RECORDED INFORMATION:
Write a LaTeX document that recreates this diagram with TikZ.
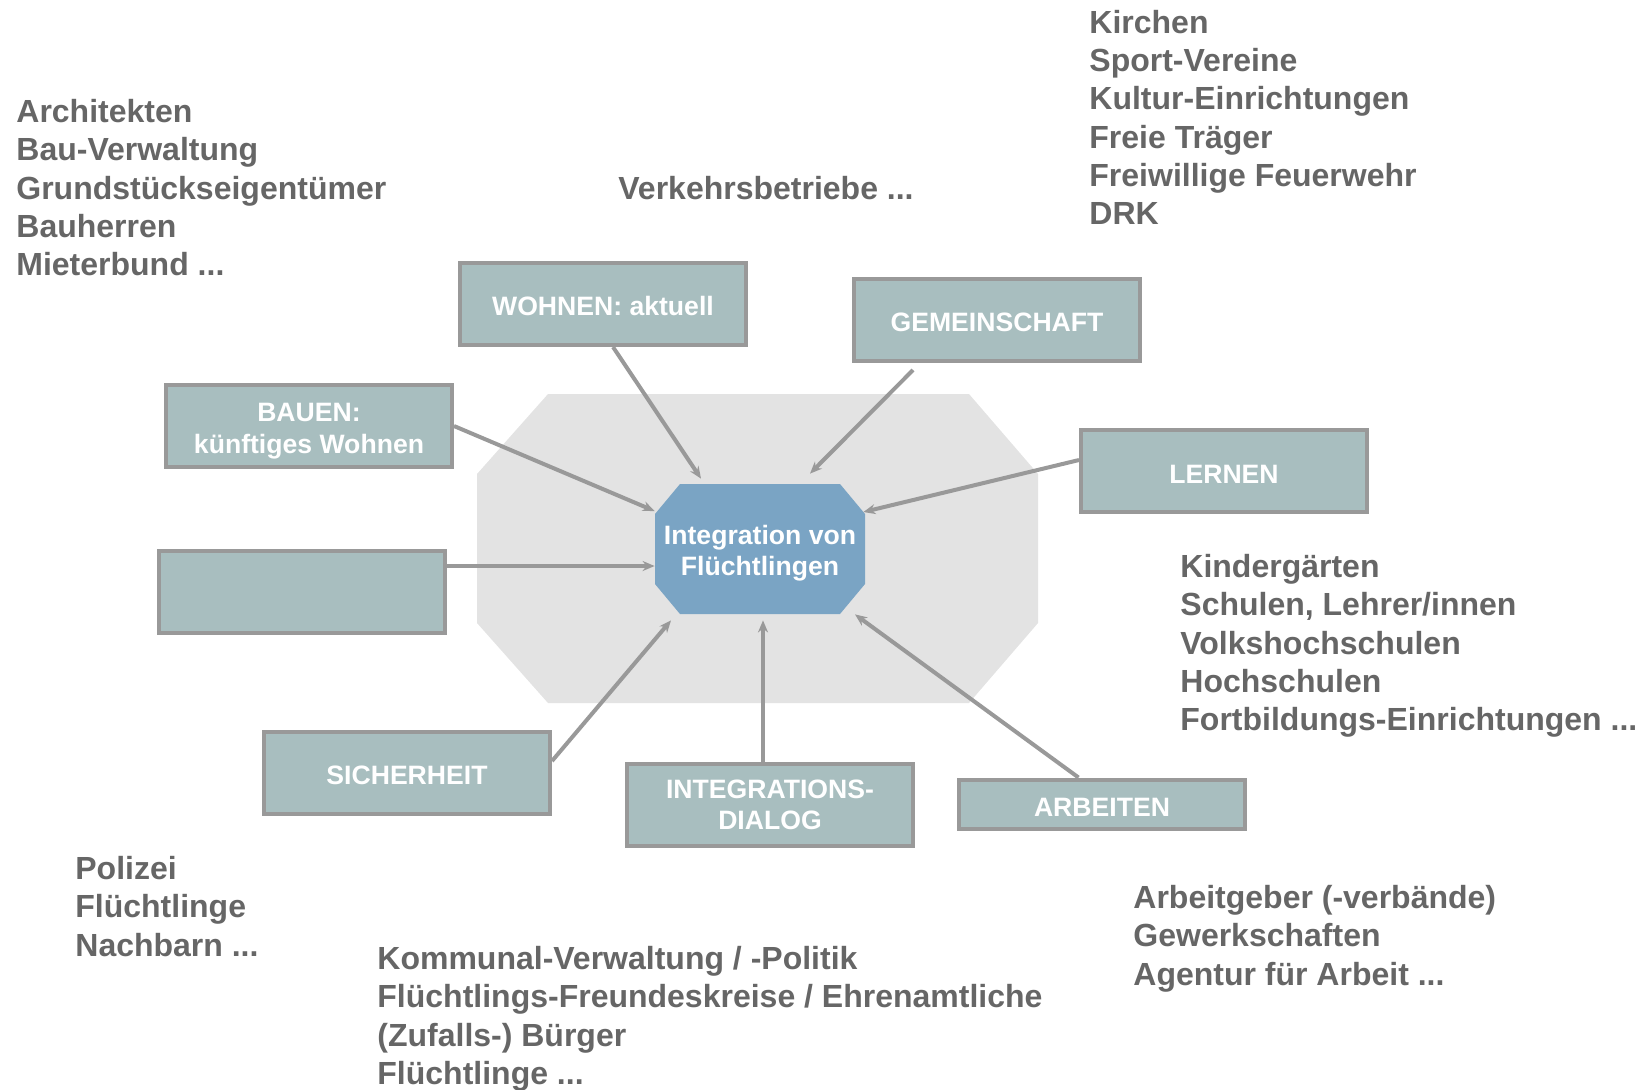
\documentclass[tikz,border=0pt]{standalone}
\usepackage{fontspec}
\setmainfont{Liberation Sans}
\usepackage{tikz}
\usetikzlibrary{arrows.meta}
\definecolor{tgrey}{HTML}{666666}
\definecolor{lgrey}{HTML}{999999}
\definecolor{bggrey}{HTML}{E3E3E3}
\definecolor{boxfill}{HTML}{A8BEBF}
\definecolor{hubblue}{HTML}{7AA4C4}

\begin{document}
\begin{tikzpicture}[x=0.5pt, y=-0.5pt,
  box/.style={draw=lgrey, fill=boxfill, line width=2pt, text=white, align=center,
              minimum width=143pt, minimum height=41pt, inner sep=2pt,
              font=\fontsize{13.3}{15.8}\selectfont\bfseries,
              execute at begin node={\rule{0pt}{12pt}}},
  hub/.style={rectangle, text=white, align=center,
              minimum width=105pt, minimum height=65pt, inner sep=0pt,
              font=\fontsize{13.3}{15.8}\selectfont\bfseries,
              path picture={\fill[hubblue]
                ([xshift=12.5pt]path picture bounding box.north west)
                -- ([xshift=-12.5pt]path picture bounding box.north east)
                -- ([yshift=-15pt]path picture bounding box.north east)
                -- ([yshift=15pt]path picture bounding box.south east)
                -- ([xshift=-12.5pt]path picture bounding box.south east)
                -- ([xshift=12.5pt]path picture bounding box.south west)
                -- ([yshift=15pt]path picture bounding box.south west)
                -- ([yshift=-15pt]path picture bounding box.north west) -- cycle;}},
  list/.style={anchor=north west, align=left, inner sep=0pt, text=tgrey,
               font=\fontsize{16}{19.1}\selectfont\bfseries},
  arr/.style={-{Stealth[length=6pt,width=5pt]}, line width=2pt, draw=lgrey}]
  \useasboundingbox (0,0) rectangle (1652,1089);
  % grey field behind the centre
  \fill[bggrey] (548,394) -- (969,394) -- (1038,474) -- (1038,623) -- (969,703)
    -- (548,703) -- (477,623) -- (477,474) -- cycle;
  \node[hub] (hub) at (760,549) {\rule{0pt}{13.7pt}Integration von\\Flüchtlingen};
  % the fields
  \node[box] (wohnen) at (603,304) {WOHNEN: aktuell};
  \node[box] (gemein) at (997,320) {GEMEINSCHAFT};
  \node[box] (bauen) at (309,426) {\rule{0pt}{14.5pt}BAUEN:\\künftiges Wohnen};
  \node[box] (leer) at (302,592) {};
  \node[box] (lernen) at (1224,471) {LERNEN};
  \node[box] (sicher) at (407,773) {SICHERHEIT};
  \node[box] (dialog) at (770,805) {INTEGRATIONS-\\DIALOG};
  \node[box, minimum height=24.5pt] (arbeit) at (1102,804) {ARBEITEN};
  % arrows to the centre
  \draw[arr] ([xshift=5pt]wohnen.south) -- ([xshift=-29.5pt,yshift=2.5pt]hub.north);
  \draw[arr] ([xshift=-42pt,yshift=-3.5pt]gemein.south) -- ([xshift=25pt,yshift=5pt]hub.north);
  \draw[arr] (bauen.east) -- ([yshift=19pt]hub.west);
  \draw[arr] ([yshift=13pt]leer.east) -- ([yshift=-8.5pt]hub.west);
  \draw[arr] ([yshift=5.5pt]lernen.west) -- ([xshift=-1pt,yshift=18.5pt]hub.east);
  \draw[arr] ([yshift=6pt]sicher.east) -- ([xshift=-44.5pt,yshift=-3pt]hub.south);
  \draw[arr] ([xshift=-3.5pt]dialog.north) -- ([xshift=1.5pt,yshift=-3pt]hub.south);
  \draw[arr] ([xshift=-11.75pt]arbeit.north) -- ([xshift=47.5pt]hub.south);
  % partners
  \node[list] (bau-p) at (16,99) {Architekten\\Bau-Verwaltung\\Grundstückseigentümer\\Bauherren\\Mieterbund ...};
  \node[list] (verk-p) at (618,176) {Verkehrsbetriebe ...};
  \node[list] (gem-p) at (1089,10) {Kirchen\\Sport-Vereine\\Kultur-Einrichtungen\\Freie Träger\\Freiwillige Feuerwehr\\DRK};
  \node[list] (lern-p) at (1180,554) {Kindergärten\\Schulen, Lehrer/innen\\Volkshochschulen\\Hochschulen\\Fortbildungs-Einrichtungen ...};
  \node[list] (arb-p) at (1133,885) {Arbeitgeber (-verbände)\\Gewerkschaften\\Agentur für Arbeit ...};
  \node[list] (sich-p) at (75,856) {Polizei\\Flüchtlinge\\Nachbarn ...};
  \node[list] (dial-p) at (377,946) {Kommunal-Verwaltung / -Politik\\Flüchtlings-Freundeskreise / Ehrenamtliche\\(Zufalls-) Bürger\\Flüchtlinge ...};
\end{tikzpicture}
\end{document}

OBJECTIVE: Repeat the listing in full and exactly. Leave any pictures out.

SOLUTION FOR THIS PROBLEM:
Write a LaTeX document that recreates this diagram with TikZ.
\documentclass[tikz,border=0pt]{standalone}
\usepackage{fontspec}
\setmainfont{Liberation Sans}
\usepackage{tikz}
\usetikzlibrary{arrows.meta}
\definecolor{tgrey}{HTML}{666666}
\definecolor{lgrey}{HTML}{999999}
\definecolor{bggrey}{HTML}{E3E3E3}
\definecolor{boxfill}{HTML}{A8BEBF}
\definecolor{hubblue}{HTML}{7AA4C4}

\begin{document}
\begin{tikzpicture}[x=0.5pt, y=-0.5pt,
  box/.style={draw=lgrey, fill=boxfill, line width=2pt, text=white, align=center,
              minimum width=143pt, minimum height=41pt, inner sep=2pt,
              font=\fontsize{13.3}{15.8}\selectfont\bfseries,
              execute at begin node={\rule{0pt}{12pt}}},
  hub/.style={rectangle, text=white, align=center,
              minimum width=105pt, minimum height=65pt, inner sep=0pt,
              font=\fontsize{13.3}{15.8}\selectfont\bfseries,
              path picture={\fill[hubblue]
                ([xshift=12.5pt]path picture bounding box.north west)
                -- ([xshift=-12.5pt]path picture bounding box.north east)
                -- ([yshift=-15pt]path picture bounding box.north east)
                -- ([yshift=15pt]path picture bounding box.south east)
                -- ([xshift=-12.5pt]path picture bounding box.south east)
                -- ([xshift=12.5pt]path picture bounding box.south west)
                -- ([yshift=15pt]path picture bounding box.south west)
                -- ([yshift=-15pt]path picture bounding box.north west) -- cycle;}},
  list/.style={anchor=north west, align=left, inner sep=0pt, text=tgrey,
               font=\fontsize{16}{19.1}\selectfont\bfseries},
  arr/.style={-{Stealth[length=6pt,width=5pt]}, line width=2pt, draw=lgrey}]
  \useasboundingbox (0,0) rectangle (1652,1089);
  % grey field behind the centre
  \fill[bggrey] (548,394) -- (969,394) -- (1038,474) -- (1038,623) -- (969,703)
    -- (548,703) -- (477,623) -- (477,474) -- cycle;
  \node[hub] (hub) at (760,549) {\rule{0pt}{13.7pt}Integration von\\Flüchtlingen};
  % the fields
  \node[box] (wohnen) at (603,304) {WOHNEN: aktuell};
  \node[box] (gemein) at (997,320) {GEMEINSCHAFT};
  \node[box] (bauen) at (309,426) {\rule{0pt}{14.5pt}BAUEN:\\künftiges Wohnen};
  \node[box] (leer) at (302,592) {};
  \node[box] (lernen) at (1224,471) {LERNEN};
  \node[box] (sicher) at (407,773) {SICHERHEIT};
  \node[box] (dialog) at (770,805) {INTEGRATIONS-\\DIALOG};
  \node[box, minimum height=24.5pt] (arbeit) at (1102,804) {ARBEITEN};
  % arrows to the centre
  \draw[arr] ([xshift=5pt]wohnen.south) -- ([xshift=-29.5pt,yshift=2.5pt]hub.north);
  \draw[arr] ([xshift=-42pt,yshift=-3.5pt]gemein.south) -- ([xshift=25pt,yshift=5pt]hub.north);
  \draw[arr] (bauen.east) -- ([yshift=19pt]hub.west);
  \draw[arr] ([yshift=13pt]leer.east) -- ([yshift=-8.5pt]hub.west);
  \draw[arr] ([yshift=5.5pt]lernen.west) -- ([xshift=-1pt,yshift=18.5pt]hub.east);
  \draw[arr] ([yshift=6pt]sicher.east) -- ([xshift=-44.5pt,yshift=-3pt]hub.south);
  \draw[arr] ([xshift=-3.5pt]dialog.north) -- ([xshift=1.5pt,yshift=-3pt]hub.south);
  \draw[arr] ([xshift=-11.75pt]arbeit.north) -- ([xshift=47.5pt]hub.south);
  % partners
  \node[list] (bau-p) at (16,99) {Architekten\\Bau-Verwaltung\\Grundstückseigentümer\\Bauherren\\Mieterbund ...};
  \node[list] (verk-p) at (618,176) {Verkehrsbetriebe ...};
  \node[list] (gem-p) at (1089,10) {Kirchen\\Sport-Vereine\\Kultur-Einrichtungen\\Freie Träger\\Freiwillige Feuerwehr\\DRK};
  \node[list] (lern-p) at (1180,554) {Kindergärten\\Schulen, Lehrer/innen\\Volkshochschulen\\Hochschulen\\Fortbildungs-Einrichtungen ...};
  \node[list] (arb-p) at (1133,885) {Arbeitgeber (-verbände)\\Gewerkschaften\\Agentur für Arbeit ...};
  \node[list] (sich-p) at (75,856) {Polizei\\Flüchtlinge\\Nachbarn ...};
  \node[list] (dial-p) at (377,946) {Kommunal-Verwaltung / -Politik\\Flüchtlings-Freundeskreise / Ehrenamtliche\\(Zufalls-) Bürger\\Flüchtlinge ...};
\end{tikzpicture}
\end{document}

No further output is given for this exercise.